Utilizing the mechanism of the CRISPR/Cas9 system and TEAD4 mentioned above, our project designs specific guide RNAs (gRNAs) that target the TEAD4 gene and knock out the expression of TEAD4 in Breast cancer cell lines MCF-7 and MDA-MB-231. Theoretically as shown in Figure 1, when the CRISPR/Cas9 were transfected into MCF-7 and MDA-MB-231 cells, the TEAD4 expression was knocked out. TEAD4 expression could affect the downstream Hippo pathway. Therefore, when MCF-7 and MDA-MB-231 cells were treated with CRISPR/Cas9 the proliferation, migration, and invasion ability were inhibited. The tumor cells tend to lose the cancer cell character after CRISPR/Cas9 treatment, which is expected to achieve favorable curative effects in clinical practice. We detected the proliferation ability by cell counting kit-8(CCK-8) test, the migration ability by transwell migration assay, and the internal oxidative stress by Reactive Oxygen Species Assay.
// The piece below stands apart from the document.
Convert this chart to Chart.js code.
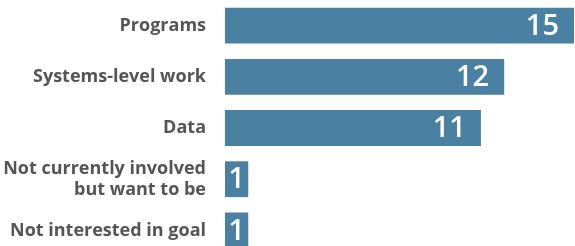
<!DOCTYPE html>
<html>
<head>
<meta charset="utf-8">
<script src="https://cdn.jsdelivr.net/npm/chart.js@4"></script>
<style>
  html, body { margin: 0; padding: 0; background: #fff; overflow: hidden; }
</style>
</head>
<body>
<canvas id="chart" width="575" height="256"></canvas>
<script>
// --- Data
const categories = ['Programs', 'Systems-level work', 'Data', ['Not currently involved', 'but want to be'], 'Not interested in goal'];
const counts = [15, 12, 11, 1, 1];

const barColor = '#4a80a2';
const labelColor = '#555555';

// draw the numbers inside the bars
const valueLabels = {
  id: 'valueLabels',
  afterDatasetsDraw(chart) {
    const ctx = chart.ctx;
    const meta = chart.getDatasetMeta(0);
    ctx.save();
    ctx.fillStyle = '#ffffff';
    ctx.font = '600 29px "Open Sans"';
    ctx.textBaseline = 'middle';
    meta.data.forEach((bar, i) => {
      const txt = String(counts[i]);
      const w = bar.x - bar.base;
      if (w < 40) {
        ctx.textAlign = 'center';
        ctx.fillText(txt, bar.base + w / 2, bar.y + 1);
      } else {
        ctx.textAlign = 'right';
        ctx.fillText(txt, bar.x - 15, bar.y + 1);
      }
    });
    ctx.restore();
  }
};

new Chart(document.getElementById('chart'), {
  type: 'bar',
  data: {
    labels: categories,
    datasets: [{
      data: counts,
      backgroundColor: barColor,
      barPercentage: 0.7,
      categoryPercentage: 1
    }]
  },
  options: {
    indexAxis: 'y',
    responsive: false,
    animation: false,
    layout: { padding: { left: 0, right: 1, top: 0, bottom: 0 } },
    plugins: { legend: { display: false }, tooltip: { enabled: false } },
    scales: {
      x: { display: false, min: 0, max: 15 },
      y: {
        grid: { display: false, drawTicks: false },
        border: { display: false },
        ticks: {
          color: labelColor,
          padding: 19,
          font: { family: 'Open Sans', size: 18, weight: 'bold', lineHeight: 1.17 }
        },
        afterFit(scale) {
          scale.width = 225;
          scale.paddingTop = 0;
          scale.paddingBottom = 0;
        }
      }
    }
  },
  plugins: [valueLabels]
});
</script>
</body>
</html>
Figure 1 the pipeline of breast cancer therapy.

In summary, we aimed to treat breast cancer using a novel biotherapy involving CRISPR/Cas9 specifically targeting TEAD4. The knockout of the TEAD4 gene has demonstrated itself as a versatile and effective therapeutic strategy, with ongoing advancements in chemistry and pharmaceuticals facilitating the transition of these treatments into clinical settings. While CRISPR/Cas9 shows significant promise in addressing breast cancer due to its stability and cost-effectiveness, potential off-target effects must be carefully considered.


References


1. D. M. Parkin, J.S., and C. S. Muir, Estimates of the worldwide frequency of twelve major cancers. Bull World Health Organ, 1984. 62(2): p. 163.

2. Bray, F., et al., Global cancer statistics 2022: GLOBOCAN estimates of incidence and mortality worldwide for 36 cancers in 185 countries. CA Cancer J Clin, 2024. 74(3): p. 229-263.

3. Giaquinto, A.N., et al., Breast Cancer Statistics. CA Cancer J Clin, 2022. 72(6): p. 524-541.

4. S. Loibl, P.P., and M. Morrow, Breast cancer. Lancet. 397(10286): p. 1710.

5. Winer, A.G.W.a.E.P., Breast cancer treatment: a review. JAMA, 2019. 321(3): p. 288-300.

6. Karn, V., et al., CRISPR/Cas9 system in breast cancer therapy: advancement, limitations and future scope. Cancer Cell Int, 2022. 22(1): p. 234.

7. Sherwood, B.B.a.R.I., A CRISPR view of gene regulation. Curr Opin Syst Biol, 2017. 1: p. 1-8.

8. X. Chen, J.L., J. M. Janssen, and M. A. F. V Gonçalves, The chromatin structure differentially impacts high-specificity CRISPR-Cas9 nuclease strategies. Mol Ther Nucleic Acids, 2017. 8: p. 558–563.

9. B. Sun, H.C., and X. Gao, Versatile modification of the CRISPR/Cas9 ribonucleoprotein system to facilitate in vivo application. Journal of Controlled Release, 2021. 337: p. 698–717.

10. Y. Wu, M.L., J. Lin, and C. Hu,, Hippo/TEAD4 signaling pathway as a potential target for the treatment of breast cancer. Oncol Lett, 2021. 21(4): p. 313.